Mass production killed craftsmanship. Radio killed silence. The alphabet killed the epic poem, and caused the ancients to worry about the end of memory. Television killed bowling leagues and civic engagement. Automated stock trading put a bullet through human agency. We continue to do more and do it faster, but in the process we tend to do it worse on a case-by-case basis. Our societies unofficial moto has become “more is more.”

Tentatively taking my first swipes, your humble narrator paused to contemplate the aforementioned cautionary tales. In the face of what I knew—deep down—to be true, had I rushed to capitulate? Did I not have the stamina to be among the last noble holdouts, a digital hermit indifferent to the demands of the modern world and happily so? Several of my friends still had their old flip-phones, did I have a real reason to get one other than my insecurity?

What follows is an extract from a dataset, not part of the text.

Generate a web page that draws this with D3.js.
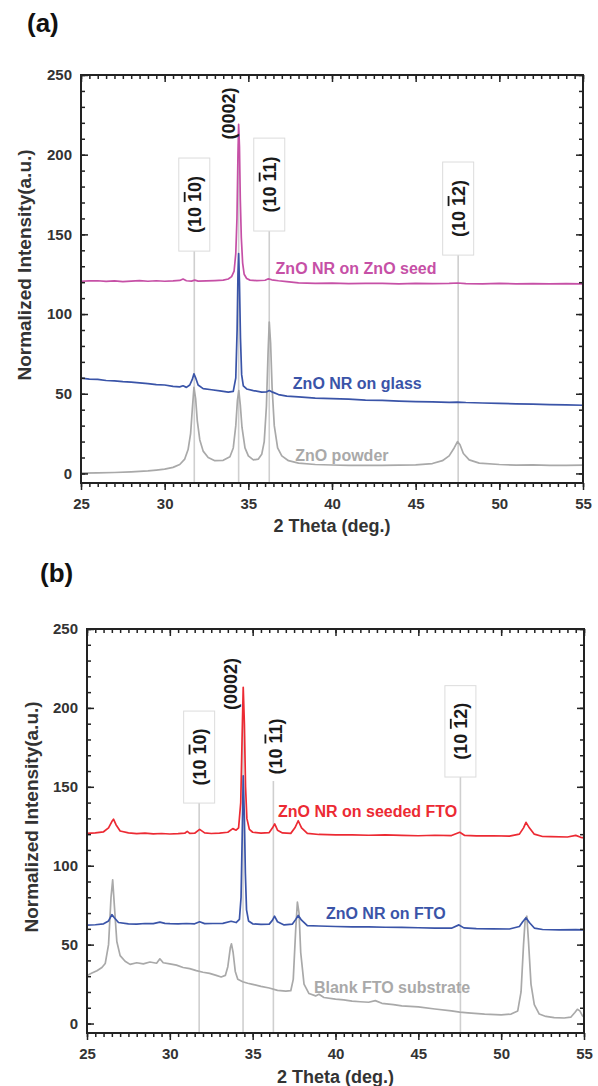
<!DOCTYPE html>
<html>
<head>
<meta charset="utf-8">
<script src="https://cdn.jsdelivr.net/npm/d3@7"></script>
<style>
  body { margin: 0; background: #fff; }
  text { font-family: "Liberation Sans", Arial, sans-serif; font-weight: bold; }
</style>
</head>
<body>
<script>
// ZnO reflections (2 theta, deg.)
const peaks = [31.77, 34.42, 36.25, 47.54];
const hklLabels = [['(10 ', '1', '0)'], ['(0002)', '', ''], ['(10 ', '1', '1)'], ['(10 ', '1', '2)']];

const xTicks = [25, 30, 35, 40, 45, 50, 55];
const yTicks = [0, 50, 100, 150, 200, 250];

// panel (a) patterns [2theta, intensity]
const aSeed = [
  [25.0,120.6],[25.5,120.8],[26.0,120.9],[26.5,120.5],[27.0,120.8],[27.5,120.4],[28.0,120.7],[28.5,121.0],
  [29.0,120.6],[29.5,120.9],[30.0,120.6],[30.5,120.8],[30.9,121.1],[31.1,122.0],[31.3,120.9],[31.6,120.7],
  [31.8,121.3],[32.0,120.7],[32.5,120.8],[33.0,121.0],[33.5,121.3],[33.8,122.0],[34.0,123.5],[34.15,127],
  [34.25,138],[34.32,160],[34.38,200],[34.42,219],[34.47,205],[34.52,172],[34.58,148],[34.66,132],
  [34.75,125],[34.9,122.3],[35.1,121.3],[35.5,121.0],[36.0,121.2],[36.2,122.1],[36.4,121.5],[36.8,120.9],
  [37.3,120.4],[38.0,119.6],[39.0,119.3],[40.0,119.4],[41.0,119.1],[42.0,119.3],[43.0,119.2],[44.0,119.0],
  [45.0,119.2],[46.0,119.1],[47.0,119.2],[47.5,119.5],[48.0,119.1],[49.0,119.0],[50.0,119.2],[51.0,119.0],
  [52.0,119.1],[53.0,118.9],[54.0,119.1],[55.0,118.9]
];
const aGlass = [
  [25.0,59.8],[25.5,59.2],[26.0,59.0],[26.5,58.3],[27.0,58.1],[27.5,57.6],[28.0,57.3],[28.5,56.8],
  [29.0,56.4],[29.5,55.7],[30.0,55.5],[30.5,54.6],[30.9,54.3],[31.1,55.0],[31.3,54.0],[31.5,55.5],
  [31.65,59],[31.75,62.5],[31.85,60],[32.0,55.5],[32.3,53.2],[32.8,52.5],[33.3,51.8],[33.8,51.0],
  [34.1,51.5],[34.25,60],[34.33,90],[34.38,125],[34.42,138],[34.47,120],[34.53,85],[34.6,62],
  [34.7,55],[34.9,53],[35.3,52.0],[35.8,51.0],[36.1,51.2],[36.25,52],[36.45,51],[36.8,49.5],
  [37.3,48.5],[38.0,48.0],[39.0,47.3],[40.0,47.0],[41.0,46.6],[42.0,46.0],[43.0,45.9],[44.0,45.4],
  [45.0,45.1],[46.0,44.9],[47.0,44.6],[47.5,44.8],[48.0,44.5],[49.0,44.2],[50.0,44.0],[51.0,43.7],
  [52.0,43.5],[53.0,43.2],[54.0,43.0],[55.0,42.8]
];
const aPowder = [
  [25.0,0.2],[26.0,0.3],[27.0,0.6],[28.0,1.0],[29.0,1.6],[29.5,2.1],[30.0,2.7],[30.5,3.8],
  [30.9,5.6],[31.2,9],[31.4,15],[31.55,25],[31.65,40],[31.75,54],[31.85,47],[31.95,33],
  [32.1,21],[32.3,14],[32.6,10],[33.0,8],[33.5,8.2],[33.9,10.5],[34.1,16],[34.25,30],
  [34.35,46],[34.43,52],[34.52,43],[34.62,29],[34.8,16],[35.0,11],[35.3,8.5],[35.6,9],
  [35.8,12],[35.95,20],[36.08,42],[36.18,76],[36.25,95],[36.33,82],[36.42,54],[36.55,30],
  [36.75,16],[37.0,11],[37.4,8],[38.0,6.5],[39.0,5.6],[40.0,5.3],[41.0,5.0],[42.0,5.1],
  [43.0,5.0],[44.0,5.2],[45.0,5.4],[46.0,6.2],[46.6,8],[47.0,11],[47.3,16],[47.5,20],
  [47.65,18],[47.85,12.5],[48.2,8.5],[48.8,6.5],[50.0,5.6],[51.0,5.2],[52.0,5.4],[53.0,5.1],
  [54.0,5.0],[55.0,5.2]
];

// panel (b) patterns
const bSeeded = [
  [25.0,120.5],[25.5,120.8],[26.0,121.5],[26.3,124],[26.5,128],[26.6,129.5],[26.75,126],[27.0,122],
  [27.5,120.8],[28.0,120.3],[28.5,120.6],[29.0,120.2],[29.5,120.4],[30.0,120.1],[30.5,120.3],[30.9,120.6],
  [31.05,121.8],[31.2,120.5],[31.5,120.6],[31.8,123],[32.1,120.8],[32.5,120.4],[33.0,120.6],[33.5,121.2],
  [33.8,123.5],[34.0,122.5],[34.15,124],[34.28,140],[34.36,180],[34.43,213],[34.5,190],[34.57,150],
  [34.65,130],[34.8,123],[35.0,121.2],[35.5,120.6],[36.0,121.0],[36.2,124],[36.33,126.5],[36.5,122.5],
  [36.8,120.8],[37.3,120.5],[37.55,124],[37.75,128.5],[37.95,124],[38.3,120.5],[39.0,119.8],[40.0,119.5],
  [41.0,119.6],[42.0,119.3],[43.0,119.5],[44.0,119.2],[45.0,119.0],[46.0,119.3],[47.0,119.1],[47.5,121.2],
  [47.8,119.2],[48.5,118.9],[49.5,119.0],[50.5,118.8],[51.1,120],[51.35,124],[51.5,127.5],[51.7,124],
  [52.0,120],[52.5,118.5],[53.0,118.4],[54.0,118.2],[54.5,119.2],[54.8,118.0],[55.0,117.6]
];
const bFto = [
  [25.0,62.3],[25.5,62.6],[26.0,63.2],[26.3,65],[26.5,69],[26.65,67],[26.9,64],[27.5,63.2],
  [28.0,63.0],[28.5,63.4],[29.0,63.3],[29.4,64.3],[29.7,63.5],[30.0,63.3],[30.5,63.2],[31.0,63.4],
  [31.5,63.2],[31.8,64.5],[32.1,63.3],[32.6,63.4],[33.2,63.5],[33.7,64.8],[34.0,64.0],[34.2,66],
  [34.3,80],[34.37,120],[34.43,157],[34.5,130],[34.56,95],[34.63,72],[34.75,65],[35.0,63.2],
  [35.5,62.8],[36.0,63.0],[36.2,65.5],[36.32,68],[36.5,64.5],[36.9,62.5],[37.4,63],[37.6,66],
  [37.75,68.5],[37.95,65.5],[38.3,62],[39.0,61.8],[40.0,61.5],[41.0,61.3],[42.0,61.2],[43.0,61.0],
  [44.0,60.9],[45.0,60.7],[46.0,60.5],[47.0,60.4],[47.45,62.5],[47.75,60.6],[48.5,60.1],[49.5,60.0],
  [50.5,59.9],[51.1,61.5],[51.3,64.5],[51.5,67],[51.7,64],[52.0,60.5],[52.5,59.6],[53.5,59.4],
  [54.5,59.5],[55.0,59.3]
];
const bBlank = [
  [25.0,30.5],[25.3,32],[25.6,33.5],[25.9,35.5],[26.1,38],[26.3,50],[26.45,80],[26.55,91],
  [26.65,75],[26.8,52],[27.0,43],[27.3,39.5],[27.6,37.5],[28.0,38.5],[28.4,37.8],[28.8,39.0],
  [29.2,38.2],[29.4,41],[29.6,38.5],[30.0,37.8],[30.4,37.0],[30.8,35.5],[31.2,34.8],[31.6,33.5],
  [32.0,32.5],[32.4,31.8],[32.8,30.5],[33.1,29.5],[33.35,30.5],[33.5,36],[33.65,48],[33.72,50.5],
  [33.82,45],[33.95,33],[34.1,28],[34.4,26.5],[34.7,25.5],[35.0,24.8],[35.5,23.5],[36.0,22.5],
  [36.5,21.0],[37.0,20.5],[37.3,20.8],[37.45,28],[37.6,60],[37.7,77],[37.8,70],[37.9,45],
  [38.1,25],[38.4,19],[38.8,17.5],[39.0,18.5],[39.3,16.5],[40.0,15.5],[40.5,15.0],[41.0,14.2],
  [41.5,13.8],[42.0,13.5],[42.4,14.5],[42.8,12.8],[43.5,12.0],[44.0,11.2],[45.0,10.5],[46.0,9.2],
  [47.0,8.0],[47.5,7.2],[48.0,6.8],[49.0,6.0],[50.0,5.5],[50.6,6.0],[51.0,8],[51.2,20],
  [51.35,50],[51.45,66],[51.55,68],[51.65,52],[51.8,25],[52.0,12],[52.3,6],[52.7,4.5],
  [53.2,3.8],[53.8,3.5],[54.2,4.0],[54.45,7],[54.6,9],[54.75,8],[54.9,5],[55.0,4.0]
];

const svg = d3.select('body').append('svg')
  .attr('width', 598)
  .attr('height', 1086);

// layout for each panel (label spots are given in data units)
const panels = [
  {
    tag: '(a)', tagX: 27, tagY: 32,
    left: 81, right: 583, top: 75, bottom: 483,
    titleX: 31, titleY: 532,
    series: [
      { data: aPowder, color: '#a9a9a9', name: 'ZnO powder', lx: 37.8, ly: 7.8 },
      { data: aGlass, color: '#3a54a8', name: 'ZnO NR on glass', lx: 37.66, ly: 53 },
      { data: aSeed, color: '#c650a6', name: 'ZnO NR on ZnO seed', lx: 36.63, ly: 125 }
    ],
    hkl: [
      { box: true, top: 197.9, bot: 139.5, dx: 0 },
      { box: false, top: 242.4, bot: 209.2, dx: -0.63 },
      { box: true, top: 210.4, bot: 152.1, dx: 0 },
      { box: true, top: 195.4, bot: 137, dx: 0 }
    ]
  },
  {
    tag: '(b)', tagX: 40, tagY: 582,
    left: 87, right: 584, top: 629, bottom: 1033,
    titleX: 38, titleY: 1083,
    series: [
      { data: bBlank, color: '#a9a9a9', name: 'Blank FTO substrate', lx: 38.7, ly: 19.3 },
      { data: bFto, color: '#3a54a8', name: 'ZnO NR on FTO', lx: 39.42, ly: 66.2 },
      { data: bSeeded, color: '#ec2a33', name: 'ZnO NR on seeded FTO', lx: 36.53, ly: 130.9 }
    ],
    hkl: [
      { box: true, top: 198, bot: 139.7, dx: 0 },
      { box: false, top: 231.7, bot: 198.7, dx: -0.78 },
      { box: false, top: 194.9, bot: 156.2, dx: 0.1 },
      { box: true, top: 214.1, bot: 156.2, dx: 0 }
    ]
  }
];

panels.forEach(p => drawPanel(p));

function drawPanel(p) {
  const x = d3.scaleLinear().domain([25, 55]).range([p.left, p.right]);
  const y = d3.scaleLinear().domain([-6, 250]).range([p.bottom, p.top]);
  const g = svg.append('g');

  // panel tag
  g.append('text')
    .attr('x', p.tagX).attr('y', p.tagY)
    .attr('font-size', 26).attr('fill', '#111')
    .text(p.tag);

  // reference lines at the ZnO reflections
  g.selectAll('.ref')
    .data(peaks)
    .enter().append('line')
    .attr('x1', d => x(d)).attr('x2', d => x(d))
    .attr('y1', (d, i) => y(p.hkl[i].bot) + (p.hkl[i].box ? 0 : 4))
    .attr('y2', p.bottom)
    .attr('stroke', '#cfcfcf')
    .attr('stroke-width', 1.6);

  // patterns
  const line = d3.line().x(d => x(d[0])).y(d => y(d[1]));
  p.series.forEach(s => {
    g.append('path')
      .datum(s.data)
      .attr('d', line)
      .attr('fill', 'none')
      .attr('stroke', s.color)
      .attr('stroke-width', 1.7)
      .attr('stroke-linejoin', 'round');
  });

  // hkl labels
  peaks.forEach((pk, i) => {
    const h = p.hkl[i];
    const cx = x(pk + h.dx);
    const cy = (y(h.top) + y(h.bot)) / 2;
    if (h.box) {
      g.append('rect')
        .attr('x', cx - 15.5).attr('y', y(h.top))
        .attr('width', 31).attr('height', y(h.bot) - y(h.top))
        .attr('fill', '#fff')
        .attr('stroke', '#dcdcdc')
        .attr('stroke-width', 1);
    }
    const t = g.append('text')
      .attr('transform', `translate(${cx},${cy}) rotate(-90)`)
      .attr('text-anchor', 'middle')
      .attr('dy', '0.36em')
      .attr('font-size', 18)
      .attr('fill', '#1a1a1a');
    const lab = hklLabels[i];
    t.append('tspan').text(lab[0]);
    if (lab[1]) {
      t.append('tspan').style('text-decoration', 'overline').text(lab[1]);
      t.append('tspan').text(lab[2]);
    }
  });

  // series names
  p.series.forEach(s => {
    g.append('text')
      .attr('x', x(s.lx)).attr('y', y(s.ly))
      .attr('font-size', 16)
      .attr('fill', s.color)
      .text(s.name);
  });

  // axes
  const minorX = d3.range(25, 55.01, 0.5);
  const minorY = d3.range(0, 250.01, 10);
  const ax = [
    [d3.axisBottom(x).tickValues(minorX).tickSize(4).tickFormat(''), `translate(0,${p.bottom})`],
    [d3.axisBottom(x).tickValues(xTicks).tickSize(7).tickPadding(8).tickFormat(d3.format('d')), `translate(0,${p.bottom})`],
    [d3.axisTop(x).tickValues(minorX).tickSize(-4).tickFormat(''), `translate(0,${p.top})`],
    [d3.axisTop(x).tickValues(xTicks).tickSize(-7).tickFormat(''), `translate(0,${p.top})`],
    [d3.axisLeft(y).tickValues(minorY).tickSize(-4).tickFormat(''), `translate(${p.left},0)`],
    [d3.axisLeft(y).tickValues(yTicks).tickSize(-7).tickPadding(9).tickFormat(d3.format('d')), `translate(${p.left},0)`],
    [d3.axisRight(y).tickValues(minorY).tickSize(-4).tickFormat(''), `translate(${p.right},0)`],
    [d3.axisRight(y).tickValues(yTicks).tickSize(-7).tickFormat(''), `translate(${p.right},0)`]
  ];
  ax.forEach(([axis, tr]) => {
    const a = g.append('g').attr('transform', tr).call(axis);
    a.select('.domain').remove();
    a.selectAll('.tick line').attr('stroke', '#222').attr('stroke-width', 1.5);
    a.selectAll('.tick text')
      .attr('fill', '#333')
      .attr('font-size', 15)
      .attr('font-family', '"Liberation Sans", Arial, sans-serif')
      .attr('font-weight', 'bold');
  });

  // frame
  g.append('rect')
    .attr('x', p.left).attr('y', p.top)
    .attr('width', p.right - p.left).attr('height', p.bottom - p.top)
    .attr('fill', 'none')
    .attr('stroke', '#222')
    .attr('stroke-width', 2);

  // axis titles
  g.append('text')
    .attr('x', (p.left + p.right) / 2).attr('y', p.titleY)
    .attr('text-anchor', 'middle')
    .attr('font-size', 18).attr('fill', '#333')
    .text('2 Theta (deg.)');

  g.append('text')
    .attr('transform', `translate(${p.titleX},${(p.top + p.bottom) / 2 - 14}) rotate(-90)`)
    .attr('text-anchor', 'middle')
    .attr('font-size', 19).attr('fill', '#333')
    .text('Normalized Intensity(a.u.)');
}
</script>
</body>
</html>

As a freelancer, I was tired of meeting potential clients and having my phone ring only to see the look of amusement on their faces. “Is that your phone?” they would each identically inquire. “No, I’m just holding it for someone,” I’d say with a forced laugh. “My other phone is in the shop,” was my back-up feint, but when I would see that person months later with the same phone in my hand, I couldn’t hide my neo-luddite tendencies any longer. Taking a stand had become bad for business.

“That’s okay,” I thought, as I took my first selfie: middle fingers up in flattering imitation of the ubiquitous Eminem poster. “I live in a society that values the rapid and the novel over the deliberate and the consistent.” If it’s new and it’s fast, it must be good. To hell with opportunity costs; I would be too distracted to notice them.

The phone rang and I took my inaugural call. “Let me put you on speaker so I can mess around with this thing.” While my girlfriend vented about a taxing day at work, one that pushed her to the point of tears, I fiddled with apps and repeatedly muttered “uh-huh.” All my questions about how I would introduce a smart phone into my routine were answered: it would introduce itself.